* [WHAT THIS TASK INVOLVES] An exact copy of all the data is required, with pictures left out.

* [DATA SEGMENT]
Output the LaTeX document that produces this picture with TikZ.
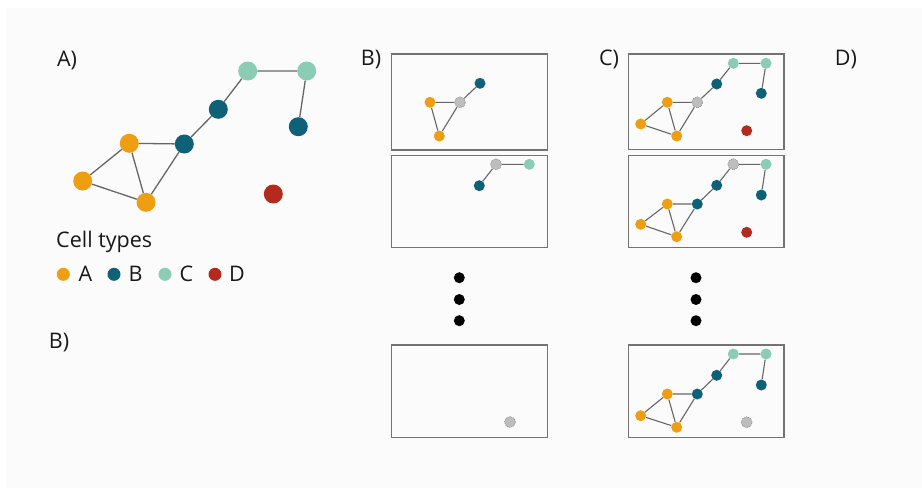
\documentclass[tikz,border=0pt]{standalone}
\usepackage{fontspec}
\setmainfont{Open Sans}
\begin{document}
\begin{tikzpicture}[x=1pt,y=-1pt,
  txt/.style={text=black!90, font=\fontsize{21.5}{24}\selectfont, inner sep=0, anchor=base},
  dot/.style={circle, inner sep=0, minimum size=19pt},
  sdot/.style={circle, inner sep=0, minimum size=11pt},
  ca/.style={fill=cA}, cb/.style={fill=cB}, cc/.style={fill=cC}, cd/.style={fill=cD},
  cg/.style={fill=cG, draw=black!45, line width=0.6pt, dash pattern=on 1pt off 1pt},
  edge/.style={draw=black!60, line width=1.3pt},
  sedge/.style={draw=black!60, line width=1.1pt},
  panel/.style={draw=black!55, line width=1.5pt},
  vdot/.style={circle, fill=black, inner sep=0, minimum size=11pt}
]
\definecolor{cA}{HTML}{EE9E12}
\definecolor{cB}{HTML}{0E6177}
\definecolor{cC}{HTML}{8ACCB4}
\definecolor{cD}{HTML}{B52A1E}
\definecolor{cG}{HTML}{BDBDBD}
\definecolor{bgc}{HTML}{FBFBFB}
\useasboundingbox (0,0) rectangle (922,488);
\fill[white] (0,0) rectangle (922,488);
\fill[bgc] (6,8) rectangle (922,488);

% ---------- Panel A ----------
\node[txt] (lA) at (67,66) {A)};
\node[dot,cc] (aC1) at (247.7,71) {};
\node[dot,cc] (aC2) at (306.7,71) {};
\node[dot,cb] (aB3) at (298.3,126.7) {};
\node[dot,cb] (aB1) at (218.3,109.3) {};
\node[dot,cb] (aB2) at (184.3,144) {};
\node[dot,ca] (aA1) at (129.3,143.3) {};
\node[dot,ca] (aA2) at (82.7,181) {};
\node[dot,ca] (aA3) at (146,202.3) {};
\node[dot,cd] (aD) at (273.3,194) {};
\draw[edge] (aC1)--(aC2) (aC2)--(aB3) (aC1)--(aB1) (aB1)--(aB2) (aB2)--(aA1) (aB2)--(aA3) (aA1)--(aA2) (aA1)--(aA3) (aA2)--(aA3);

% legend
\node[txt, anchor=base west] (lct) at (56,247) {Cell types};
\node[circle,inner sep=0,minimum size=13pt,ca] (gA) at (63.3,274.3) {};
\node[txt] (tA) at (85.5,281.8) {A};
\node[circle,inner sep=0,minimum size=13pt,cb] (gB) at (114,274.3) {};
\node[txt] (tB) at (135.5,281.8) {B};
\node[circle,inner sep=0,minimum size=13pt,cc] (gC) at (165,274.3) {};
\node[txt] (tC) at (186.5,281.8) {C};
\node[circle,inner sep=0,minimum size=13pt,cd] (gD) at (215,274.3) {};
\node[txt] (tD) at (237,281.8) {D};
\node[txt] (lB0) at (59,348) {B)};

% ---------- Panel B ----------
\node[txt] (lB) at (371,65.5) {B)};
\draw[panel] (391.7,54) rectangle (547.3,150);
\draw[panel] (391.7,155.3) rectangle (547.3,247.3);
\draw[panel] (391.7,345) rectangle (547.3,437.3);
% box 1
\node[sdot,cb] (b1B) at (480,83.3) {};
\node[sdot,cg] (b1G) at (460,102.3) {};
\node[sdot,ca] (b1A1) at (430,102.3) {};
\node[sdot,ca] (b1A2) at (439.3,136) {};
\draw[sedge] (b1A1)--(b1G) (b1A1)--(b1A2) (b1G)--(b1A2) (b1G)--(b1B);
% box 2
\node[sdot,cg] (b2G) at (496,164.3) {};
\node[sdot,cc] (b2C) at (529.3,164.3) {};
\node[sdot,cb] (b2B) at (479.3,185.7) {};
\draw[sedge] (b2G)--(b2C) (b2G)--(b2B);
% box 3
\node[sdot,cg] (b3G) at (510,422) {};
% vertical dots
\node[vdot] (bv1) at (459.3,277.7) {};
\node[vdot] (bv2) at (459.3,299.5) {};
\node[vdot] (bv3) at (459.3,320.7) {};

% ---------- Panel C ----------
\node[txt] (lC) at (609,65.5) {C)};
\draw[panel] (628.3,54) rectangle (784,149.3);
\draw[panel] (628.3,155.3) rectangle (784,247.3);
\draw[panel] (628.3,345) rectangle (784,437.3);
% box 1
\node[sdot,cc] (c1C1) at (733.3,63.3) {};
\node[sdot,cc] (c1C2) at (766,63.3) {};
\node[sdot,cb] (c1B3) at (761.3,93.3) {};
\node[sdot,cb] (c1B1) at (716.7,84) {};
\node[sdot,cg] (c1G) at (697.3,102.3) {};
\node[sdot,ca] (c1A1) at (667.3,102.3) {};
\node[sdot,ca] (c1A2) at (640.7,124) {};
\node[sdot,ca] (c1A3) at (676.7,136) {};
\node[sdot,cd] (c1D) at (746.7,130.7) {};
\draw[sedge] (c1C1)--(c1C2) (c1C2)--(c1B3) (c1C1)--(c1B1) (c1B1)--(c1G) (c1G)--(c1A1) (c1G)--(c1A3) (c1A1)--(c1A2) (c1A1)--(c1A3) (c1A2)--(c1A3);
% box 2
\node[sdot,cg] (c2G) at (733.3,164.3) {};
\node[sdot,cc] (c2C2) at (766,164.3) {};
\node[sdot,cb] (c2B3) at (761.3,195) {};
\node[sdot,cb] (c2B1) at (716.7,185.3) {};
\node[sdot,cb] (c2B2) at (697.3,204) {};
\node[sdot,ca] (c2A1) at (667.3,204) {};
\node[sdot,ca] (c2A2) at (640.7,224.3) {};
\node[sdot,ca] (c2A3) at (676.7,236.7) {};
\node[sdot,cd] (c2D) at (746.7,232.3) {};
\draw[sedge] (c2G)--(c2C2) (c2C2)--(c2B3) (c2G)--(c2B1) (c2B1)--(c2B2) (c2B2)--(c2A1) (c2B2)--(c2A3) (c2A1)--(c2A2) (c2A1)--(c2A3) (c2A2)--(c2A3);
% box 3
\node[sdot,cc] (c3C1) at (733.3,354) {};
\node[sdot,cc] (c3C2) at (766,354) {};
\node[sdot,cb] (c3B3) at (761.3,385) {};
\node[sdot,cb] (c3B1) at (716.7,375.3) {};
\node[sdot,cb] (c3B2) at (697.3,394) {};
\node[sdot,ca] (c3A1) at (667.3,394) {};
\node[sdot,ca] (c3A2) at (640.7,415.7) {};
\node[sdot,ca] (c3A3) at (676.7,427.3) {};
\node[sdot,cg] (c3G) at (746.7,422.3) {};
\draw[sedge] (c3C1)--(c3C2) (c3C2)--(c3B3) (c3C1)--(c3B1) (c3B1)--(c3B2) (c3B2)--(c3A1) (c3B2)--(c3A3) (c3A1)--(c3A2) (c3A1)--(c3A3) (c3A2)--(c3A3);
% vertical dots
\node[vdot] (cv1) at (696,277.7) {};
\node[vdot] (cv2) at (696,299.5) {};
\node[vdot] (cv3) at (696,320.7) {};

% ---------- Panel D ----------
\node[txt] (lD) at (846,65.5) {D)};
\end{tikzpicture}
\end{document}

* [FINAL RESULT]
Output the LaTeX document that produces this picture with TikZ.
\documentclass[tikz,border=0pt]{standalone}
\usepackage{fontspec}
\setmainfont{Open Sans}
\begin{document}
\begin{tikzpicture}[x=1pt,y=-1pt,
  txt/.style={text=black!90, font=\fontsize{21.5}{24}\selectfont, inner sep=0, anchor=base},
  dot/.style={circle, inner sep=0, minimum size=19pt},
  sdot/.style={circle, inner sep=0, minimum size=11pt},
  ca/.style={fill=cA}, cb/.style={fill=cB}, cc/.style={fill=cC}, cd/.style={fill=cD},
  cg/.style={fill=cG, draw=black!45, line width=0.6pt, dash pattern=on 1pt off 1pt},
  edge/.style={draw=black!60, line width=1.3pt},
  sedge/.style={draw=black!60, line width=1.1pt},
  panel/.style={draw=black!55, line width=1.5pt},
  vdot/.style={circle, fill=black, inner sep=0, minimum size=11pt}
]
\definecolor{cA}{HTML}{EE9E12}
\definecolor{cB}{HTML}{0E6177}
\definecolor{cC}{HTML}{8ACCB4}
\definecolor{cD}{HTML}{B52A1E}
\definecolor{cG}{HTML}{BDBDBD}
\definecolor{bgc}{HTML}{FBFBFB}
\useasboundingbox (0,0) rectangle (922,488);
\fill[white] (0,0) rectangle (922,488);
\fill[bgc] (6,8) rectangle (922,488);

% ---------- Panel A ----------
\node[txt] (lA) at (67,66) {A)};
\node[dot,cc] (aC1) at (247.7,71) {};
\node[dot,cc] (aC2) at (306.7,71) {};
\node[dot,cb] (aB3) at (298.3,126.7) {};
\node[dot,cb] (aB1) at (218.3,109.3) {};
\node[dot,cb] (aB2) at (184.3,144) {};
\node[dot,ca] (aA1) at (129.3,143.3) {};
\node[dot,ca] (aA2) at (82.7,181) {};
\node[dot,ca] (aA3) at (146,202.3) {};
\node[dot,cd] (aD) at (273.3,194) {};
\draw[edge] (aC1)--(aC2) (aC2)--(aB3) (aC1)--(aB1) (aB1)--(aB2) (aB2)--(aA1) (aB2)--(aA3) (aA1)--(aA2) (aA1)--(aA3) (aA2)--(aA3);

% legend
\node[txt, anchor=base west] (lct) at (56,247) {Cell types};
\node[circle,inner sep=0,minimum size=13pt,ca] (gA) at (63.3,274.3) {};
\node[txt] (tA) at (85.5,281.8) {A};
\node[circle,inner sep=0,minimum size=13pt,cb] (gB) at (114,274.3) {};
\node[txt] (tB) at (135.5,281.8) {B};
\node[circle,inner sep=0,minimum size=13pt,cc] (gC) at (165,274.3) {};
\node[txt] (tC) at (186.5,281.8) {C};
\node[circle,inner sep=0,minimum size=13pt,cd] (gD) at (215,274.3) {};
\node[txt] (tD) at (237,281.8) {D};
\node[txt] (lB0) at (59,348) {B)};

% ---------- Panel B ----------
\node[txt] (lB) at (371,65.5) {B)};
\draw[panel] (391.7,54) rectangle (547.3,150);
\draw[panel] (391.7,155.3) rectangle (547.3,247.3);
\draw[panel] (391.7,345) rectangle (547.3,437.3);
% box 1
\node[sdot,cb] (b1B) at (480,83.3) {};
\node[sdot,cg] (b1G) at (460,102.3) {};
\node[sdot,ca] (b1A1) at (430,102.3) {};
\node[sdot,ca] (b1A2) at (439.3,136) {};
\draw[sedge] (b1A1)--(b1G) (b1A1)--(b1A2) (b1G)--(b1A2) (b1G)--(b1B);
% box 2
\node[sdot,cg] (b2G) at (496,164.3) {};
\node[sdot,cc] (b2C) at (529.3,164.3) {};
\node[sdot,cb] (b2B) at (479.3,185.7) {};
\draw[sedge] (b2G)--(b2C) (b2G)--(b2B);
% box 3
\node[sdot,cg] (b3G) at (510,422) {};
% vertical dots
\node[vdot] (bv1) at (459.3,277.7) {};
\node[vdot] (bv2) at (459.3,299.5) {};
\node[vdot] (bv3) at (459.3,320.7) {};

% ---------- Panel C ----------
\node[txt] (lC) at (609,65.5) {C)};
\draw[panel] (628.3,54) rectangle (784,149.3);
\draw[panel] (628.3,155.3) rectangle (784,247.3);
\draw[panel] (628.3,345) rectangle (784,437.3);
% box 1
\node[sdot,cc] (c1C1) at (733.3,63.3) {};
\node[sdot,cc] (c1C2) at (766,63.3) {};
\node[sdot,cb] (c1B3) at (761.3,93.3) {};
\node[sdot,cb] (c1B1) at (716.7,84) {};
\node[sdot,cg] (c1G) at (697.3,102.3) {};
\node[sdot,ca] (c1A1) at (667.3,102.3) {};
\node[sdot,ca] (c1A2) at (640.7,124) {};
\node[sdot,ca] (c1A3) at (676.7,136) {};
\node[sdot,cd] (c1D) at (746.7,130.7) {};
\draw[sedge] (c1C1)--(c1C2) (c1C2)--(c1B3) (c1C1)--(c1B1) (c1B1)--(c1G) (c1G)--(c1A1) (c1G)--(c1A3) (c1A1)--(c1A2) (c1A1)--(c1A3) (c1A2)--(c1A3);
% box 2
\node[sdot,cg] (c2G) at (733.3,164.3) {};
\node[sdot,cc] (c2C2) at (766,164.3) {};
\node[sdot,cb] (c2B3) at (761.3,195) {};
\node[sdot,cb] (c2B1) at (716.7,185.3) {};
\node[sdot,cb] (c2B2) at (697.3,204) {};
\node[sdot,ca] (c2A1) at (667.3,204) {};
\node[sdot,ca] (c2A2) at (640.7,224.3) {};
\node[sdot,ca] (c2A3) at (676.7,236.7) {};
\node[sdot,cd] (c2D) at (746.7,232.3) {};
\draw[sedge] (c2G)--(c2C2) (c2C2)--(c2B3) (c2G)--(c2B1) (c2B1)--(c2B2) (c2B2)--(c2A1) (c2B2)--(c2A3) (c2A1)--(c2A2) (c2A1)--(c2A3) (c2A2)--(c2A3);
% box 3
\node[sdot,cc] (c3C1) at (733.3,354) {};
\node[sdot,cc] (c3C2) at (766,354) {};
\node[sdot,cb] (c3B3) at (761.3,385) {};
\node[sdot,cb] (c3B1) at (716.7,375.3) {};
\node[sdot,cb] (c3B2) at (697.3,394) {};
\node[sdot,ca] (c3A1) at (667.3,394) {};
\node[sdot,ca] (c3A2) at (640.7,415.7) {};
\node[sdot,ca] (c3A3) at (676.7,427.3) {};
\node[sdot,cg] (c3G) at (746.7,422.3) {};
\draw[sedge] (c3C1)--(c3C2) (c3C2)--(c3B3) (c3C1)--(c3B1) (c3B1)--(c3B2) (c3B2)--(c3A1) (c3B2)--(c3A3) (c3A1)--(c3A2) (c3A1)--(c3A3) (c3A2)--(c3A3);
% vertical dots
\node[vdot] (cv1) at (696,277.7) {};
\node[vdot] (cv2) at (696,299.5) {};
\node[vdot] (cv3) at (696,320.7) {};

% ---------- Panel D ----------
\node[txt] (lD) at (846,65.5) {D)};
\end{tikzpicture}
\end{document}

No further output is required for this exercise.